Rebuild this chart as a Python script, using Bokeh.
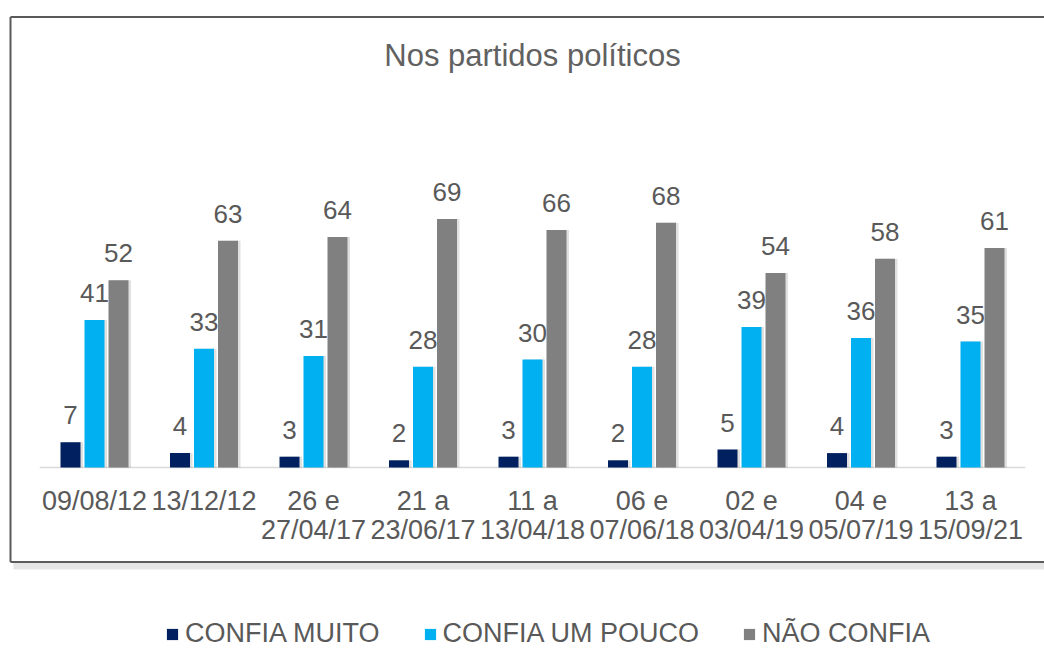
from bokeh.plotting import figure
from bokeh.models import Range1d, ColumnDataSource, Label, Legend, LegendItem, BoxAnnotation
from bokeh.core.properties import value
from bokeh.embed import file_html
from bokeh.resources import INLINE

# ---- data ----
periods = ["09/08/12", "13/12/12", "26 e\n27/04/17", "21 a\n23/06/17", "11 a\n13/04/18",
           "06 e\n07/06/18", "02 e\n03/04/19", "04 e\n05/07/19", "13 a\n15/09/21"]
confia_muito = [7, 4, 3, 2, 3, 2, 5, 4, 3]
confia_um_pouco = [41, 33, 31, 28, 30, 28, 39, 36, 35]
nao_confia = [52, 63, 64, 69, 66, 68, 54, 58, 61]
series_names = ["CONFIA MUITO", "CONFIA UM POUCO", "NÃO CONFIA"]
series_colors = ["#002060", "#00B0F0", "#808080"]
title_text = "Nos partidos políticos"

# ---- layout (pixels) ----
W, H = 1044, 648
PITCH = 109.5          # px between group centres
FIRST_X = 94.0         # px of first group centre from left
BASE_Y = 467.0         # px of zero line from top
PPU = 3.6              # px per percentage unit
BAR_W = 20.0
BAR_STEP = 24.0
FONT = "Liberation Sans"
TXT = "#595959"

def dx(px):
    return px / PITCH

def dy(px):
    return px / PPU

n = len(periods)
x_start = -dx(FIRST_X)
x_end = dx(W - FIRST_X)
y_end = dy(BASE_Y)
y_start = -dy(H - BASE_Y)

def xp(px):   # page x -> data x
    return x_start + dx(px)

def yp(py):   # page y (from top) -> data y
    return y_end - dy(py)

p = figure(width=W, height=H, output_backend="svg", toolbar_location=None,
           x_axis_type=None, y_axis_type=None,
           x_range=Range1d(x_start, x_end), y_range=Range1d(y_start, y_end),
           min_border=0, min_border_left=0, min_border_right=0,
           min_border_top=0, min_border_bottom=0)
p.outline_line_color = None
p.grid.visible = False
p.background_fill_color = "white"
p.border_fill_color = "white"

# chart box (open to the right) + soft shadow under its bottom edge
p.add_layout(BoxAnnotation(left=xp(13), right=x_end + 2, top=yp(562.5), bottom=yp(569),
                           fill_color="#cfcfcf", fill_alpha=0.55, line_color=None,
                           level="underlay"))
p.segment(x0=[xp(10), xp(10), xp(10)], x1=[x_end + 2, xp(10), x_end + 2],
          y0=[yp(16.5), yp(16.5), yp(561.5)], y1=[yp(16.5), yp(561.5), yp(561.5)],
          line_color="#5a5a5a", line_width=2)

# zero line
p.segment(x0=[-0.5], x1=[n - 0.5], y0=[0], y1=[0], line_color="#d9d9d9", line_width=1.5)

idx = list(range(n))
series = [confia_muito, confia_um_pouco, nao_confia]
items = []
for k, (vals, name, col) in enumerate(zip(series, series_names, series_colors)):
    off = dx(BAR_STEP) * (k - 1)
    xs = [i + off for i in idx]
    src = ColumnDataSource(dict(x=xs, top=vals, lab=[str(v) for v in vals]))
    # soft shadow
    p.vbar(x=[x + dx(2.5) for x in xs], top=vals, width=dx(BAR_W), bottom=0,
           fill_color="#000000", fill_alpha=0.12, line_color=None)
    r = p.vbar(x="x", top="top", width=dx(BAR_W), bottom=0, source=src,
               fill_color=col, line_color=None)
    items.append(LegendItem(label=name, renderers=[r]))
    p.text(x="x", y="top", text="lab", source=src, text_align="center",
           text_baseline="alphabetic", y_offset=-27, text_color=TXT,
           text_font=value(FONT), text_font_size="26px")

# category labels
line1 = [s.split("\n")[0] for s in periods]
line2 = [s.split("\n")[1] if "\n" in s else "" for s in periods]
p.text(x=idx, y=[0] * n, text=line1, text_align="center", text_baseline="alphabetic",
       y_offset=33, text_color=TXT, text_font=value(FONT), text_font_size="27px")
p.text(x=idx, y=[0] * n, text=line2, text_align="center", text_baseline="alphabetic",
       y_offset=62, text_color=TXT, text_font=value(FONT), text_font_size="27px")

# title
p.add_layout(Label(x=(n - 1) / 2, y=yp(55), text=title_text, text_align="center",
                   text_baseline="alphabetic", text_color="#616161", text_font=FONT,
                   text_font_size="31px"))

legend = Legend(items=items, orientation="horizontal", location=(165, -1),
                glyph_width=14, glyph_height=14, label_standoff=6, spacing=43,
                padding=0, margin=0, border_line_color=None, background_fill_alpha=0,
                label_text_color=TXT, label_text_font=FONT, label_text_font_size="27px")
p.add_layout(legend, "center")

open("out.html", "w").write(file_html(p, INLINE))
# # # # # # #
--- Task to complete ---
Extract the full listing exactly, with the pictures left out.

--- Exercise output ---
Rebuild this chart as a Python script, using Bokeh.
from bokeh.plotting import figure
from bokeh.models import Range1d, ColumnDataSource, Label, Legend, LegendItem, BoxAnnotation
from bokeh.core.properties import value
from bokeh.embed import file_html
from bokeh.resources import INLINE

# ---- data ----
periods = ["09/08/12", "13/12/12", "26 e\n27/04/17", "21 a\n23/06/17", "11 a\n13/04/18",
           "06 e\n07/06/18", "02 e\n03/04/19", "04 e\n05/07/19", "13 a\n15/09/21"]
confia_muito = [7, 4, 3, 2, 3, 2, 5, 4, 3]
confia_um_pouco = [41, 33, 31, 28, 30, 28, 39, 36, 35]
nao_confia = [52, 63, 64, 69, 66, 68, 54, 58, 61]
series_names = ["CONFIA MUITO", "CONFIA UM POUCO", "NÃO CONFIA"]
series_colors = ["#002060", "#00B0F0", "#808080"]
title_text = "Nos partidos políticos"

# ---- layout (pixels) ----
W, H = 1044, 648
PITCH = 109.5          # px between group centres
FIRST_X = 94.0         # px of first group centre from left
BASE_Y = 467.0         # px of zero line from top
PPU = 3.6              # px per percentage unit
BAR_W = 20.0
BAR_STEP = 24.0
FONT = "Liberation Sans"
TXT = "#595959"

def dx(px):
    return px / PITCH

def dy(px):
    return px / PPU

n = len(periods)
x_start = -dx(FIRST_X)
x_end = dx(W - FIRST_X)
y_end = dy(BASE_Y)
y_start = -dy(H - BASE_Y)

def xp(px):   # page x -> data x
    return x_start + dx(px)

def yp(py):   # page y (from top) -> data y
    return y_end - dy(py)

p = figure(width=W, height=H, output_backend="svg", toolbar_location=None,
           x_axis_type=None, y_axis_type=None,
           x_range=Range1d(x_start, x_end), y_range=Range1d(y_start, y_end),
           min_border=0, min_border_left=0, min_border_right=0,
           min_border_top=0, min_border_bottom=0)
p.outline_line_color = None
p.grid.visible = False
p.background_fill_color = "white"
p.border_fill_color = "white"

# chart box (open to the right) + soft shadow under its bottom edge
p.add_layout(BoxAnnotation(left=xp(13), right=x_end + 2, top=yp(562.5), bottom=yp(569),
                           fill_color="#cfcfcf", fill_alpha=0.55, line_color=None,
                           level="underlay"))
p.segment(x0=[xp(10), xp(10), xp(10)], x1=[x_end + 2, xp(10), x_end + 2],
          y0=[yp(16.5), yp(16.5), yp(561.5)], y1=[yp(16.5), yp(561.5), yp(561.5)],
          line_color="#5a5a5a", line_width=2)

# zero line
p.segment(x0=[-0.5], x1=[n - 0.5], y0=[0], y1=[0], line_color="#d9d9d9", line_width=1.5)

idx = list(range(n))
series = [confia_muito, confia_um_pouco, nao_confia]
items = []
for k, (vals, name, col) in enumerate(zip(series, series_names, series_colors)):
    off = dx(BAR_STEP) * (k - 1)
    xs = [i + off for i in idx]
    src = ColumnDataSource(dict(x=xs, top=vals, lab=[str(v) for v in vals]))
    # soft shadow
    p.vbar(x=[x + dx(2.5) for x in xs], top=vals, width=dx(BAR_W), bottom=0,
           fill_color="#000000", fill_alpha=0.12, line_color=None)
    r = p.vbar(x="x", top="top", width=dx(BAR_W), bottom=0, source=src,
               fill_color=col, line_color=None)
    items.append(LegendItem(label=name, renderers=[r]))
    p.text(x="x", y="top", text="lab", source=src, text_align="center",
           text_baseline="alphabetic", y_offset=-27, text_color=TXT,
           text_font=value(FONT), text_font_size="26px")

# category labels
line1 = [s.split("\n")[0] for s in periods]
line2 = [s.split("\n")[1] if "\n" in s else "" for s in periods]
p.text(x=idx, y=[0] * n, text=line1, text_align="center", text_baseline="alphabetic",
       y_offset=33, text_color=TXT, text_font=value(FONT), text_font_size="27px")
p.text(x=idx, y=[0] * n, text=line2, text_align="center", text_baseline="alphabetic",
       y_offset=62, text_color=TXT, text_font=value(FONT), text_font_size="27px")

# title
p.add_layout(Label(x=(n - 1) / 2, y=yp(55), text=title_text, text_align="center",
                   text_baseline="alphabetic", text_color="#616161", text_font=FONT,
                   text_font_size="31px"))

legend = Legend(items=items, orientation="horizontal", location=(165, -1),
                glyph_width=14, glyph_height=14, label_standoff=6, spacing=43,
                padding=0, margin=0, border_line_color=None, background_fill_alpha=0,
                label_text_color=TXT, label_text_font=FONT, label_text_font_size="27px")
p.add_layout(legend, "center")

open("out.html", "w").write(file_html(p, INLINE))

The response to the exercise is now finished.